§ **Data**:
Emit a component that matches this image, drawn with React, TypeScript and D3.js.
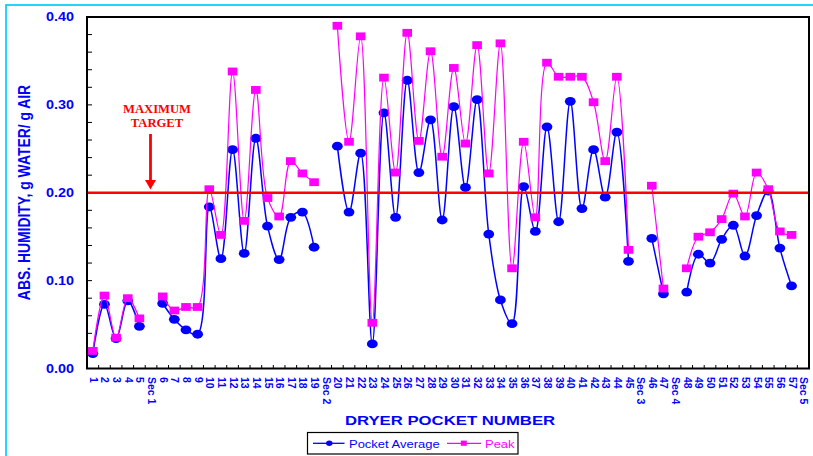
import React from "react";
import * as d3 from "d3";

const categories: string[] = [
  "1", "2", "3", "4", "5", "Sec 1",
  "6", "7", "8", "9", "10", "11", "12", "13", "14", "15", "16", "17", "18", "19", "Sec 2",
  "20", "21", "22", "23", "24", "25", "26", "27", "28", "29", "30", "31", "32", "33", "34", "35",
  "36", "37", "38", "39", "40", "41", "42", "43", "44", "45", "Sec 3",
  "46", "47", "Sec 4",
  "48", "49", "50", "51", "52", "53", "54", "55", "56", "57", "Sec 5",
];

const pocketAverage: (number | null)[] = [
  0.017, 0.073, 0.034, 0.077, 0.048, null,
  0.074, 0.056, 0.044, 0.039, 0.184, 0.125, 0.249, 0.131, 0.262, 0.162, 0.124, 0.172, 0.178, 0.138, null,
  0.253, 0.178, 0.245, 0.028, 0.291, 0.172, 0.328, 0.223, 0.283, 0.169, 0.298, 0.206, 0.306, 0.153, 0.078, 0.051,
  0.207, 0.156, 0.275, 0.167, 0.304, 0.182, 0.249, 0.195, 0.269, 0.122, null,
  0.148, 0.085, null,
  0.087, 0.130, 0.120, 0.147, 0.163, 0.128, 0.174, 0.202, 0.137, 0.094, null,
];

const peak: (number | null)[] = [
  0.020, 0.083, 0.035, 0.080, 0.057, null,
  0.082, 0.066, 0.070, 0.070, 0.204, 0.152, 0.338, 0.168, 0.317, 0.194, 0.173, 0.236, 0.222, 0.212, null,
  0.390, 0.258, 0.378, 0.052, 0.331, 0.223, 0.382, 0.259, 0.361, 0.241, 0.342, 0.256, 0.368, 0.222, 0.370, 0.114,
  0.258, 0.172, 0.348, 0.332, 0.332, 0.332, 0.303, 0.236, 0.332, 0.135, null,
  0.208, 0.091, null,
  0.114, 0.150, 0.155, 0.170, 0.199, 0.173, 0.223, 0.204, 0.156, 0.152, null,
];

const yTicks: number[] = [0, 0.1, 0.2, 0.3, 0.4];
const yMinorTicks: number[] = [0, 0.02, 0.04, 0.06, 0.08, 0.1, 0.12, 0.14, 0.16, 0.18, 0.2, 0.22, 0.24, 0.26, 0.28, 0.3, 0.32, 0.34, 0.36, 0.38, 0.4];
const targetValue = 0.2;

const BLUE = "#0000FF";
const PINK = "#FF00FF";
const RED = "#FF0000";

export default function App() {
  const W = 813, H = 456;
  const left = 87, right = 809, top = 17, bottom = 368.5;

  const x = d3.scaleBand<string>().domain(categories).range([left, right]).padding(0);
  const y = d3.scaleLinear().domain([0, 0.4]).range([bottom, top]);
  const cx = (c: string) => (x(c) as number) + x.bandwidth() / 2;

  type P = { c: string; v: number | null };
  const avgPts: P[] = categories.map((c, i) => ({ c, v: pocketAverage[i] }));
  const peakPts: P[] = categories.map((c, i) => ({ c, v: peak[i] }));

  const line = d3
    .line<P>()
    .defined((d) => d.v !== null)
    .x((d) => cx(d.c))
    .y((d) => y(d.v as number))
    .curve(d3.curveCatmullRom.alpha(0.5));

  const boundaries = d3.range(categories.length + 1).map((i) => left + i * x.bandwidth());
  const font = "Arial, 'Liberation Sans', Helvetica, sans-serif";
  const serif = "'Times New Roman', 'Liberation Serif', serif";

  return (
    <svg
      width={W}
      height={H}
      style={{ position: "absolute", left: 0, top: 0, display: "block", background: "#fff" }}
    >
      {/* outer chart border (top/left visible) */}
      <rect x={6} y={5} width={W + 20} height={H + 20} fill="#fff" stroke="#00CCFF" strokeWidth={1.7} />

      {/* plot area */}
      <rect x={left} y={top} width={right - left} height={bottom - top} fill="#fff" />

      {/* y ticks */}
      {yMinorTicks.map((t, i) => (
        <line key={"ym" + i} x1={left} x2={left + 5} y1={y(t)} y2={y(t)} stroke="#000" strokeWidth={1} />
      ))}
      {/* x ticks */}
      {boundaries.map((b, i) => (
        <line key={"xt" + i} x1={b} x2={b} y1={bottom} y2={bottom - 3.5} stroke="#000" strokeWidth={1} />
      ))}

      {/* series */}
      <path d={line(avgPts) || ""} fill="none" stroke={BLUE} strokeWidth={1.5} />
      {avgPts.filter((d) => d.v !== null).map((d, i) => (
        <ellipse key={"a" + i} cx={cx(d.c)} cy={y(d.v as number)} rx={5.4} ry={4.4} fill={BLUE} />
      ))}
      <path d={line(peakPts) || ""} fill="none" stroke={PINK} strokeWidth={1.2} />
      {peakPts.filter((d) => d.v !== null).map((d, i) => (
        <rect key={"p" + i} x={cx(d.c) - 4.8} y={y(d.v as number) - 3.9} width={9.6} height={7.8} fill={PINK} />
      ))}

      {/* target line */}
      <line x1={left} x2={right} y1={y(targetValue)} y2={y(targetValue)} stroke={RED} strokeWidth={2.6} />

      {/* frame */}
      <rect x={left} y={top} width={right - left} height={bottom - top} fill="none" stroke="#000" strokeWidth={2} />

      {/* y tick labels */}
      {yTicks.map((t, i) => (
        <text
          key={"yl" + i}
          transform={`translate(74,${y(t)}) scale(1.2,1)`}
          textAnchor="end"
          dominantBaseline="central"
          fontFamily={font}
          fontWeight="bold"
          fontSize={12}
          fill={BLUE}
        >
          {t.toFixed(2)}
        </text>
      ))}

      {/* x tick labels */}
      {categories.map((c, i) => (
        <text
          key={"xl" + i}
          transform={`translate(${cx(c) + 1},377) rotate(90)`}
          textAnchor="start"
          dominantBaseline="central"
          fontFamily={font}
          fontWeight="bold"
          fontSize={10.5}
          fill={BLUE}
        >
          {c}
        </text>
      ))}

      {/* axis titles */}
      <text
        transform={`translate(450,425) scale(1.24,1)`}
        textAnchor="middle"
        fontFamily={font}
        fontWeight="bold"
        fontSize={13.5}
        fill={BLUE}
      >
        DRYER POCKET NUMBER
      </text>
      <text
        transform={`translate(24,192.5) scale(1.15,1) rotate(-90)`}
        textAnchor="middle"
        dominantBaseline="central"
        fontFamily={font}
        fontWeight="bold"
        fontSize={13.9}
        fill={BLUE}
      >
        ABS. HUMIDITY, g WATER/ g AIR
      </text>

      {/* annotation */}
      <text transform="translate(157,113) scale(1.09,1)" textAnchor="middle" fontFamily={serif} fontWeight="bold" fontSize={11.6} fill={RED}>
        MAXIMUM
      </text>
      <text transform="translate(157,127) scale(1.09,1)" textAnchor="middle" fontFamily={serif} fontWeight="bold" fontSize={11.6} fill={RED}>
        TARGET
      </text>
      <line x1={150.5} x2={150.5} y1={134} y2={181} stroke={RED} strokeWidth={2.8} />
      <path d="M145,180 L156,180 L150.5,189.5 Z" fill={RED} />

      {/* legend */}
      <rect x={307.5} y={432.5} width={210.5} height={21.5} fill="#fff" stroke="#000" strokeWidth={1.2} />
      <line x1={313} x2={344.5} y1={443.3} y2={443.3} stroke={BLUE} strokeWidth={1.3} />
      <ellipse cx={329.3} cy={443.3} rx={3.2} ry={2.7} fill={BLUE} />
      <text transform="translate(349,447.5) scale(1.12,1)" fontFamily={font} fontSize={11.6} fill={BLUE}>
        Pocket Average
      </text>
      <line x1={447} x2={481} y1={443.3} y2={443.3} stroke={PINK} strokeWidth={1.2} />
      <rect x={460.8} y={440.6} width={6} height={5.2} fill={PINK} />
      <text transform="translate(485,447.5) scale(1.12,1)" fontFamily={font} fontSize={11.6} fill={PINK}>
        Peak
      </text>
    </svg>
  );
}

§ **Exercise prompt**:
Transcribe the opening line of the listing above, please, and every line after it through the line with "import * as", word for word, without pictures.

§ **Exercise result**:
Emit a component that matches this image, drawn with React, TypeScript and D3.js.
import React from "react";
import * as d3 from "d3";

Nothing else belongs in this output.